Dan karena dipercaya sebagai peninggalan Mbah Jamaluddin, maka Mushaf Blawong juga kurang lebih datang dari masa yang sama, yakni abad ke-17. Atau setidaknya hal ini yang menjadi kepercayaan masyarakat Gogodalem. Akan tetapi, jika berpijak pada ulasan Ali Akbar sebelumnya, sebagai seorang peneliti, penulis diharapkan untuk tetap skeptis dan tidak menerima begitu saja apa yang telah menjadi kepercayaan komunal ini.
Penulis kemudian berkonsultasi dengan Mas Nur Ahmad, penulis buku Filologi Naskah-Naskah Islam Nusantara dan Wajah Islam Nusantara. Mas Nur menyarankan untuk mencari informasi naskah lebih jauh melalui alas yang digunakan, seperti jenis kertas, watermarks, cauntermarks dan lain sebagainya.
Dan benar adanya. Setelah mendapatkan informasi awal sebagaimana disarankan oleh Mas Nur, penulis mendapati bahwa Mushaf Blawong tidak seperti sebagaimana kepercayaan yang ada. Hal ini penulis dasarkan pada beberapa hal. Diantaranya bahwa penulis tidak mendapati adanya shadow atau bayangan di sepanjang chain line atau garis vertikal kertas.
Riset Lanjutan
Sehingga kendati watermarks atau cap kertas (bukan cap air menurut Ali Akbar) yang ada menunjuk pada abad ke-17 sebagaimana informasi yang diberikan Churchill dalam Watermarks in Paper in Holland, England, France, etc., in the XVII and XVIII Centuries and Their Interconnection, tetapi jika tidak ditemukan shadow, maka informasi Churchill ini tidak dapat digunakan seperti keterangan yang diberikan Pak Russell dalam catatan Ali Akbar, Cap Kertas “Blauw & Briel”.
Dari sini kemudian penulis mengambil kesimpulan bahwa naskah yang dinisbatkan pada Mbah Jamaluddin ini tidak berasal dari masa yang sama, melainkan lebih muda sekitar abad ke-19 atau paling awal 1820-an.

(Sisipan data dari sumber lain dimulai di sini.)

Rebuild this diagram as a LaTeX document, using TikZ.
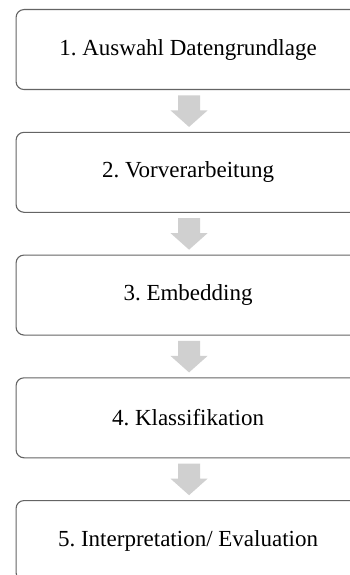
\documentclass[tikz,border=0pt]{standalone}
\usepackage{fontspec}
\setmainfont{Liberation Serif}
\usetikzlibrary{calc}
\frenchspacing
\definecolor{boxline}{RGB}{100,100,100}
\definecolor{arrowgray}{RGB}{208,208,208}
\newcommand\myblockarrow[3]{%
  \coordinate (#3) at ($(#1.south)!0.5!(#2.north)+(1,0)$);
  \fill[blockarrow] ($(#3)+(-11,15.5)$) -- ($(#3)+(11,15.5)$) -- ($(#3)+(11,0.5)$)
    -- ($(#3)+(18.5,0.5)$) -- ($(#3)+(0,-16)$) -- ($(#3)+(-18.5,0.5)$)
    -- ($(#3)+(-11,0.5)$) -- cycle;}
\begin{document}
\begin{tikzpicture}[x=1pt,y=1pt,
  stepbox/.style={draw=boxline, line width=1.1pt, fill=white, rounded corners=8pt,
    minimum width=344pt, minimum height=80pt, inner sep=0pt,
    font=\fontsize{23}{27}\selectfont, anchor=north west},
  blockarrow/.style={fill=arrowgray}]
\useasboundingbox (0,0) rectangle (350,-575);
\clip (0,0) rectangle (350,-575);
\fill[white] (0,0) rectangle (350,-575);
\node[stepbox] (b1) at (15.5,-9) {1. Auswahl Datengrundlage};
\node[stepbox] (b2) at (15.5,-131.75) {2. Vorverarbeitung};
\node[stepbox] (b3) at (15.5,-254.5) {3. Embedding};
\node[stepbox] (b4) at (15.5,-377.25) {4. Klassifikation};
\node[stepbox] (b5) at (15.5,-500) {5. Interpretation/ Evaluation};
\myblockarrow{b1}{b2}{m1}
\myblockarrow{b2}{b3}{m2}
\myblockarrow{b3}{b4}{m3}
\myblockarrow{b4}{b5}{m4}
\end{tikzpicture}
\end{document}
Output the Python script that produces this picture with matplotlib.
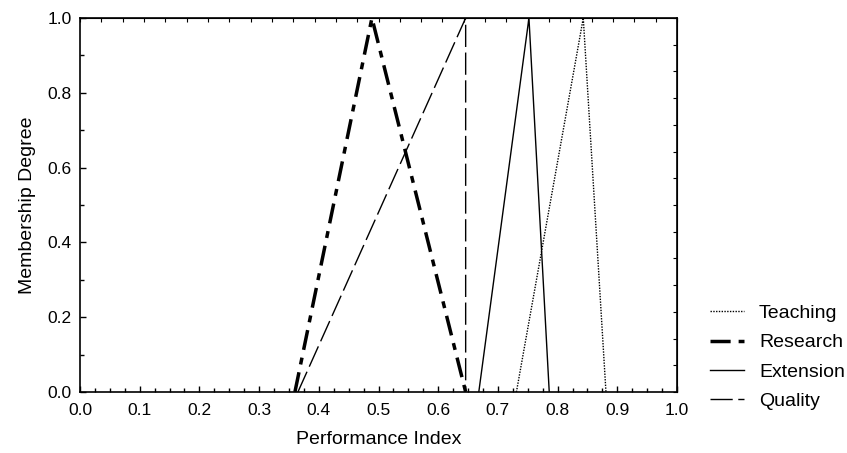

Kendati masih harus dilakukan penelitian dan kajian lebih lanjut untuk mendapatkan validitas kesimpulan.
Skeptisisme semacam ini perlu dijaga dan dipelihara untuk menghasilkan objektifitas dalam sebuah penelitian dan kajian, terlebih dalam konteks pernaskahan kuno. Selain juga harus dibarengi dengan ketelitian dan kesabaran dalam proses penelitian yang tengah dilakukan. Wallahu a‘lam bi al-shawab.